• [Records supplied]
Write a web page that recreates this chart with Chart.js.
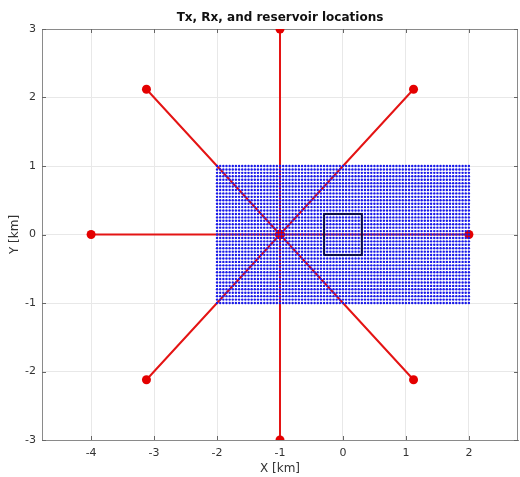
<!DOCTYPE html>
<html lang="en">
<head>
  <meta charset="UTF-8">
  <title>Tx, Rx, and reservoir locations</title>
  <script src="https://cdn.jsdelivr.net/npm/chart.js"></script>
  <style>
    body { margin: 0; background: #fff; }
    canvas { display: block; }
  </style>
</head>
<body>
  <canvas id="locChart" width="520" height="477"></canvas>

  <script>
    // source at the centre, receivers on a ring of radius 3 km
    const srcX = -1;
    const srcY = 0;
    const recX = [2, 1.121, -1, -3.121, -4, -3.121, -1, 1.121];
    const recY = [0, 2.121, 3, 2.121, 0, -2.121, -3, -2.121];

    // reservoir cell centres (km)
    const gridX = [-2, -1.95, -1.9, -1.85, -1.8, -1.75, -1.7, -1.65, -1.6, -1.55,
      -1.5, -1.45, -1.4, -1.35, -1.3, -1.25, -1.2, -1.15, -1.1, -1.05,
      -1, -0.95, -0.9, -0.85, -0.8, -0.75, -0.7, -0.65, -0.6, -0.55,
      -0.5, -0.45, -0.4, -0.35, -0.3, -0.25, -0.2, -0.15, -0.1, -0.05,
      0, 0.05, 0.1, 0.15, 0.2, 0.25, 0.3, 0.35, 0.4, 0.45,
      0.5, 0.55, 0.6, 0.65, 0.7, 0.75, 0.8, 0.85, 0.9, 0.95,
      1, 1.05, 1.1, 1.15, 1.2, 1.25, 1.3, 1.35, 1.4, 1.45,
      1.5, 1.55, 1.6, 1.65, 1.7, 1.75, 1.8, 1.85, 1.9, 1.95, 2];
    const gridY = [-1, -0.95, -0.9, -0.85, -0.8, -0.75, -0.7, -0.65, -0.6, -0.55,
      -0.5, -0.45, -0.4, -0.35, -0.3, -0.25, -0.2, -0.15, -0.1, -0.05,
      0, 0.05, 0.1, 0.15, 0.2, 0.25, 0.3, 0.35, 0.4, 0.45,
      0.5, 0.55, 0.6, 0.65, 0.7, 0.75, 0.8, 0.85, 0.9, 0.95, 1];

    // target box outline
    const boxX = [-0.3, 0.3, 0.3, -0.3, -0.3];
    const boxY = [-0.3, -0.3, 0.3, 0.3, -0.3];

    const xTicks = [-4, -3, -2, -1, 0, 1, 2];
    const yTicks = [-3, -2, -1, 0, 1, 2, 3];
    const xRange = [-4.78, 2.78];
    const yRange = [-3, 3];

    // star: centre -> receiver -> centre ...
    const starPts = [{ x: srcX, y: srcY }];
    recX.forEach((x, i) => {
      starPts.push({ x: x, y: recY[i] });
      starPts.push({ x: srcX, y: srcY });
    });

    const cellPts = [];
    gridX.forEach(x => gridY.forEach(y => cellPts.push({ x: x, y: y })));

    const boxPts = boxX.map((x, i) => ({ x: x, y: boxY[i] }));

    const axisColor = '#8a8a8a';
    const textColor = '#333';
    const fontFam = '"DejaVu Sans", sans-serif';

    // closes the box on top/right and adds MATLAB-style inward ticks
    const frame = {
      id: 'frame',
      beforeDatasetsDraw(chart) {
        const { ctx, chartArea: a, scales } = chart;
        ctx.save();
        ctx.strokeStyle = axisColor;
        ctx.lineWidth = 1;
        ctx.beginPath();
        ctx.moveTo(a.left, a.top + 0.5);
        ctx.lineTo(a.right - 0.5, a.top + 0.5);
        ctx.lineTo(a.right - 0.5, a.bottom);
        ctx.stroke();
        ctx.strokeStyle = '#666';
        ctx.beginPath();
        xTicks.forEach(v => {
          const px = Math.round(scales.x.getPixelForValue(v)) + 0.5;
          ctx.moveTo(px, a.bottom); ctx.lineTo(px, a.bottom - 4);
          ctx.moveTo(px, a.top); ctx.lineTo(px, a.top + 4);
        });
        yTicks.forEach(v => {
          const py = Math.round(scales.y.getPixelForValue(v)) + 0.5;
          ctx.moveTo(a.left, py); ctx.lineTo(a.left + 4, py);
          ctx.moveTo(a.right, py); ctx.lineTo(a.right - 4, py);
        });
        ctx.stroke();
        ctx.restore();
      },
      afterDraw(chart) {
        const { ctx, chartArea: a } = chart;
        ctx.save();
        ctx.fillStyle = '#111';
        ctx.font = 'bold 12px ' + fontFam;
        ctx.textAlign = 'center';
        ctx.textBaseline = 'middle';
        ctx.fillText('Tx, Rx, and reservoir locations', (a.left + a.right) / 2, 17.5);
        ctx.restore();
      }
    };

    const ctx = document.getElementById('locChart').getContext('2d');
    new Chart(ctx, {
      type: 'scatter',
      data: {
        datasets: [
          {
            label: 'box',
            data: boxPts,
            showLine: true,
            borderColor: '#0c0c50',
            borderWidth: 2,
            pointRadius: 0,
            order: 1
          },
          {
            label: 'reservoir',
            data: cellPts,
            backgroundColor: 'rgb(25,25,232)',
            borderWidth: 0,
            pointRadius: 1.2,
            order: 2
          },
          {
            label: 'Tx/Rx',
            data: starPts,
            showLine: true,
            borderColor: 'rgb(228,20,20)',
            backgroundColor: 'rgb(228,0,0)',
            borderWidth: 2,
            pointRadius: 4.5,
            pointBorderWidth: 0,
            order: 3
          }
        ]
      },
      options: {
        responsive: false,
        animation: false,
        events: [],
        layout: { autoPadding: false, padding: { top: 29, right: 2, left: 0, bottom: 0 } },
        plugins: {
          legend: { display: false },
          tooltip: { enabled: false }
        },
        scales: {
          x: {
            type: 'linear',
            min: xRange[0],
            max: xRange[1],
            afterBuildTicks: s => { s.ticks = xTicks.map(v => ({ value: v })); },
            afterFit: s => { s.height = 37; s.paddingLeft = 0; s.paddingRight = 0; },
            grid: { color: '#e8e8e8', drawTicks: false },
            border: { color: axisColor },
            ticks: { color: textColor, padding: 7, font: { family: fontFam, size: 11 } },
            title: {
              display: true, text: 'X [km]', color: textColor,
              padding: { top: 0, bottom: 1 },
              font: { family: fontFam, size: 12 }
            }
          },
          y: {
            type: 'linear',
            min: yRange[0],
            max: yRange[1],
            afterBuildTicks: s => { s.ticks = yTicks.map(v => ({ value: v })); },
            afterFit: s => { s.width = 42; s.paddingTop = 0; s.paddingBottom = 0; },
            grid: { color: '#e8e8e8', drawTicks: false },
            border: { color: axisColor },
            ticks: { color: textColor, padding: 6, font: { family: fontFam, size: 11 } },
            title: {
              display: true, text: 'Y [km]', color: textColor,
              padding: { top: 8, bottom: 0 },
              font: { family: fontFam, size: 12 }
            }
          }
        }
      },
      plugins: [frame]
    });
  </script>
</body>
</html>
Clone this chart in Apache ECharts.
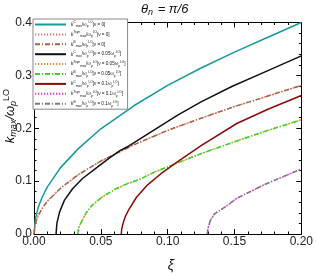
<!DOCTYPE html>
<html><head><meta charset="utf-8">
<script src="https://cdn.jsdelivr.net/npm/echarts@6/dist/echarts.min.js"></script>
<style>html,body{margin:0;padding:0;background:#fff}#c{width:316px;height:273px}</style>
</head><body><div id="c"></div><script>
// ---- data ----
const xiXTicks = [0, 0.05, 0.10, 0.15, 0.20];
const kYTicks = [0.0, 0.1, 0.2, 0.3, 0.4];

// nu = 0
const xiNu0 = [0, 0.001, 0.003, 0.006, 0.01, 0.02, 0.033, 0.05, 0.075, 0.1, 0.125, 0.15, 0.175, 0.2];
const kC_nu0 = [0, 0.028, 0.049, 0.069, 0.089, 0.126, 0.161, 0.199, 0.243, 0.281, 0.314, 0.344, 0.372, 0.4];
const kB_nu0 = [0, 0.02, 0.034, 0.048, 0.062, 0.087, 0.112, 0.138, 0.169, 0.196, 0.219, 0.241, 0.261, 0.281];
const kT_nu0 = [0, 0.02, 0.034, 0.048, 0.062, 0.087, 0.112, 0.138, 0.169, 0.196, 0.219, 0.241, 0.261, 0.281];

// nu = 0.05
const xiC_nu05 = [0.0165, 0.0168, 0.0172, 0.0182, 0.0192, 0.0228, 0.029, 0.0363, 0.0462, 0.056, 0.0646, 0.0707, 0.09, 0.1075, 0.125, 0.148, 0.175, 0.2];
const kC_nu05 = [0, 0.01, 0.021, 0.032, 0.042, 0.064, 0.086, 0.105, 0.124, 0.143, 0.158, 0.166, 0.197, 0.225, 0.25, 0.279, 0.309, 0.337];
const xiB_nu05 = [0.0327, 0.0331, 0.0338, 0.0351, 0.0388, 0.0437, 0.051, 0.0609, 0.0707, 0.078, 0.09, 0.107, 0.125, 0.1517, 0.175, 0.2];
const kB_nu05 = [0, 0.008, 0.014, 0.021, 0.039, 0.055, 0.07, 0.085, 0.096, 0.102, 0.117, 0.134, 0.152, 0.176, 0.196, 0.216];
const kT_nu05 = [0, 0.008, 0.014, 0.021, 0.039, 0.055, 0.07, 0.085, 0.096, 0.102, 0.117, 0.134, 0.152, 0.176, 0.196, 0.216];

// nu = 0.1
const xiC_nu1 = [0.0653, 0.0656, 0.0662, 0.067, 0.0685, 0.0707, 0.0768, 0.085, 0.095, 0.107, 0.125, 0.1517, 0.175, 0.2];
const kC_nu1 = [0, 0.009, 0.016, 0.023, 0.034, 0.045, 0.07, 0.093, 0.114, 0.136, 0.167, 0.209, 0.236, 0.262];
const xiB_nu1 = [0.1297, 0.13, 0.1305, 0.132, 0.135, 0.1444, 0.1517, 0.16, 0.1738, 0.185, 0.2];
const kB_nu1 = [0, 0.008, 0.014, 0.026, 0.038, 0.0535, 0.0675, 0.078, 0.095, 0.107, 0.123];
const kT_nu1 = [0, 0.008, 0.014, 0.026, 0.038, 0.0535, 0.0675, 0.078, 0.095, 0.107, 0.123];

const seriesNames = ['C0','T0','B0','C05','T05','B05','C1','T1','B1'];
const legendLabels = {
  C0:  ['C', '0'],
  T0:  ['Tsyn', '0'],
  B0:  ['B', '0'],
  C05: ['C', '0.05'],
  T05: ['Tsyn', '0.05'],
  B05: ['B', '0.05'],
  C1:  ['C', '0.1'],
  T1:  ['Tsyn', '0.1'],
  B1:  ['B', '0.1']
};

function pairs(xs, ys){ return xs.map((x,i)=>[x, ys[i]]); }

const FONT = '"Liberation Sans",Arial,sans-serif';
const DASHDOT = [5, 2, 1, 2];
const DOT = [1.2, 1.8];

const styles = {
  C0:  {color:'#16999a', type:'solid'},
  T0:  {color:'#e26a72', type:DOT},
  B0:  {color:'#a4663e', type:DASHDOT},
  C05: {color:'#111111', type:'solid'},
  T05: {color:'#e58a2a', type:DOT},
  B05: {color:'#30d820', type:DASHDOT},
  C1:  {color:'#8e0a0a', type:'solid'},
  T1:  {color:'#e82ee8', type:DOT},
  B1:  {color:'#7a7a7a', type:DASHDOT}
};
const seriesData = {
  C0: pairs(xiNu0, kC_nu0), T0: pairs(xiNu0, kT_nu0), B0: pairs(xiNu0, kB_nu0),
  C05: pairs(xiC_nu05, kC_nu05), T05: pairs(xiB_nu05, kT_nu05), B05: pairs(xiB_nu05, kB_nu05),
  C1: pairs(xiC_nu1, kC_nu1), T1: pairs(xiB_nu1, kT_nu1), B1: pairs(xiB_nu1, kB_nu1)
};

const chart = echarts.init(document.getElementById('c'), null, {renderer:'canvas'});

const tickCommon = {
  axisLine:{show:true, onZero:false, lineStyle:{color:'#000', width:1}},
  axisTick:{show:true, inside:true, length:5, lineStyle:{color:'#000', width:1}},
  minorTick:{show:true, splitNumber:5, length:2.5, lineStyle:{color:'#000', width:1}},
  splitLine:{show:false}
};

const option = {
  animation:false,
  backgroundColor:'#fff',
  title:{
    text:'{i|θ}{s|n}{i| = π/6}',
    left:141, top:2, padding:0,
    textStyle:{fontWeight:'normal', rich:{
      i:{fontFamily:FONT, fontStyle:'italic', fontWeight:'normal', fontSize:13, color:'#111'},
      s:{fontFamily:FONT, fontStyle:'italic', fontWeight:'normal', fontSize:9, color:'#111', verticalAlign:'bottom', padding:[6,1,0,0]}
    }}
  },
  grid:{left:34, right:10.5, top:22.5, bottom:39, containLabel:false},
  xAxis:[
    Object.assign({type:'value', min:0, max:0.2, interval:0.05, position:'bottom',
      axisLabel:{margin:2, fontFamily:FONT, fontSize:12, color:'#222',
        formatter:(v)=>{const t=xiXTicks.find(a=>Math.abs(a-v)<1e-9); return t===undefined?'':t.toFixed(2);}}}, tickCommon),
    Object.assign({type:'value', min:0, max:0.2, interval:0.05, position:'top',
      axisLabel:{show:false}}, tickCommon)
  ],
  yAxis:[
    Object.assign({type:'value', min:0, max:0.4, interval:0.1, position:'left',
      axisLabel:{margin:2, fontFamily:FONT, fontSize:12, color:'#222',
        formatter:(v)=>{const t=kYTicks.find(a=>Math.abs(a-v)<1e-9); return t===undefined?'':t.toFixed(1);}}}, tickCommon),
    Object.assign({type:'value', min:0, max:0.4, interval:0.1, position:'right',
      axisLabel:{show:false}}, tickCommon)
  ],
  legend:{
    orient:'vertical', left:33, top:19,
    data:seriesNames,
    itemWidth:31, itemHeight:6, itemGap:2.9, itemTextGap:3,
    padding:[2,2,2,1],
    itemStyle:{opacity:0},
    backgroundColor:'#fff', borderColor:'#888', borderWidth:1, borderRadius:0,
    z:10,
    formatter:(name)=>{
      const l = legendLabels[name];
      const nu = l[1]==='0' ? '{n|[ν = 0]}' : '{n|[ν = '+l[1]+'ω}{sub|p}{sup|LO}{n|]}';
      return '{k|k}{sup|'+l[0]+'}{sub|max}{n|/ω}{sub|p}{sup|LO}'+nu;
    },
    textStyle:{
      rich:{
        k:{fontFamily:FONT, fontStyle:'italic', fontSize:5, color:'#111', lineHeight:7},
        n:{fontFamily:FONT, fontSize:4.6, color:'#111', lineHeight:7},
        sup:{fontFamily:FONT, fontSize:3.2, color:'#111', verticalAlign:'top', lineHeight:7, padding:[0,0,2,0]},
        sub:{fontFamily:FONT, fontSize:3.2, color:'#111', verticalAlign:'bottom', lineHeight:7, padding:[2,0,0,0]}
      }
    }
  },
  graphic:[
    {type:'text', x:10, y:116, rotation:Math.PI/2, z:20,
      style:{text:'{i|k}{s|max}{i|/ω}{s|p}{u|LO}', align:'center', verticalAlign:'middle',
        rich:{
          i:{fontFamily:FONT, fontStyle:'italic', fontSize:13, fill:'#111'},
          s:{fontFamily:FONT, fontStyle:'italic', fontSize:9, fill:'#111', verticalAlign:'bottom', padding:[7,0,0,0]},
          u:{fontFamily:FONT, fontSize:9, fill:'#111', verticalAlign:'top', padding:[0,0,6,0]}
        }}},
    {type:'text', x:171, y:266, z:20,
      style:{text:'ξ', align:'center', verticalAlign:'middle',
        font:'italic 14px '+FONT, fill:'#111'}}
  ],
  series: seriesNames.map(n=>({
    name:n, type:'line', data:seriesData[n], showSymbol:false, symbol:'none',
    xAxisIndex:0, yAxisIndex:0, clip:true,
    lineStyle:{color:styles[n].color, type:styles[n].type, width:1.5},
    itemStyle:{color:styles[n].color},
    emphasis:{disabled:true}
  }))
};
chart.setOption(option);
</script></body></html>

• [Requirement] Write out an exact copy of the listing, first line through the line containing "const yRange = [-3, 3];", with the pictures left out.

• [Task solution]
Write a web page that recreates this chart with Chart.js.
<!DOCTYPE html>
<html lang="en">
<head>
  <meta charset="UTF-8">
  <title>Tx, Rx, and reservoir locations</title>
  <script src="https://cdn.jsdelivr.net/npm/chart.js"></script>
  <style>
    body { margin: 0; background: #fff; }
    canvas { display: block; }
  </style>
</head>
<body>
  <canvas id="locChart" width="520" height="477"></canvas>

  <script>
    // source at the centre, receivers on a ring of radius 3 km
    const srcX = -1;
    const srcY = 0;
    const recX = [2, 1.121, -1, -3.121, -4, -3.121, -1, 1.121];
    const recY = [0, 2.121, 3, 2.121, 0, -2.121, -3, -2.121];

    // reservoir cell centres (km)
    const gridX = [-2, -1.95, -1.9, -1.85, -1.8, -1.75, -1.7, -1.65, -1.6, -1.55,
      -1.5, -1.45, -1.4, -1.35, -1.3, -1.25, -1.2, -1.15, -1.1, -1.05,
      -1, -0.95, -0.9, -0.85, -0.8, -0.75, -0.7, -0.65, -0.6, -0.55,
      -0.5, -0.45, -0.4, -0.35, -0.3, -0.25, -0.2, -0.15, -0.1, -0.05,
      0, 0.05, 0.1, 0.15, 0.2, 0.25, 0.3, 0.35, 0.4, 0.45,
      0.5, 0.55, 0.6, 0.65, 0.7, 0.75, 0.8, 0.85, 0.9, 0.95,
      1, 1.05, 1.1, 1.15, 1.2, 1.25, 1.3, 1.35, 1.4, 1.45,
      1.5, 1.55, 1.6, 1.65, 1.7, 1.75, 1.8, 1.85, 1.9, 1.95, 2];
    const gridY = [-1, -0.95, -0.9, -0.85, -0.8, -0.75, -0.7, -0.65, -0.6, -0.55,
      -0.5, -0.45, -0.4, -0.35, -0.3, -0.25, -0.2, -0.15, -0.1, -0.05,
      0, 0.05, 0.1, 0.15, 0.2, 0.25, 0.3, 0.35, 0.4, 0.45,
      0.5, 0.55, 0.6, 0.65, 0.7, 0.75, 0.8, 0.85, 0.9, 0.95, 1];

    // target box outline
    const boxX = [-0.3, 0.3, 0.3, -0.3, -0.3];
    const boxY = [-0.3, -0.3, 0.3, 0.3, -0.3];

    const xTicks = [-4, -3, -2, -1, 0, 1, 2];
    const yTicks = [-3, -2, -1, 0, 1, 2, 3];
    const xRange = [-4.78, 2.78];
    const yRange = [-3, 3];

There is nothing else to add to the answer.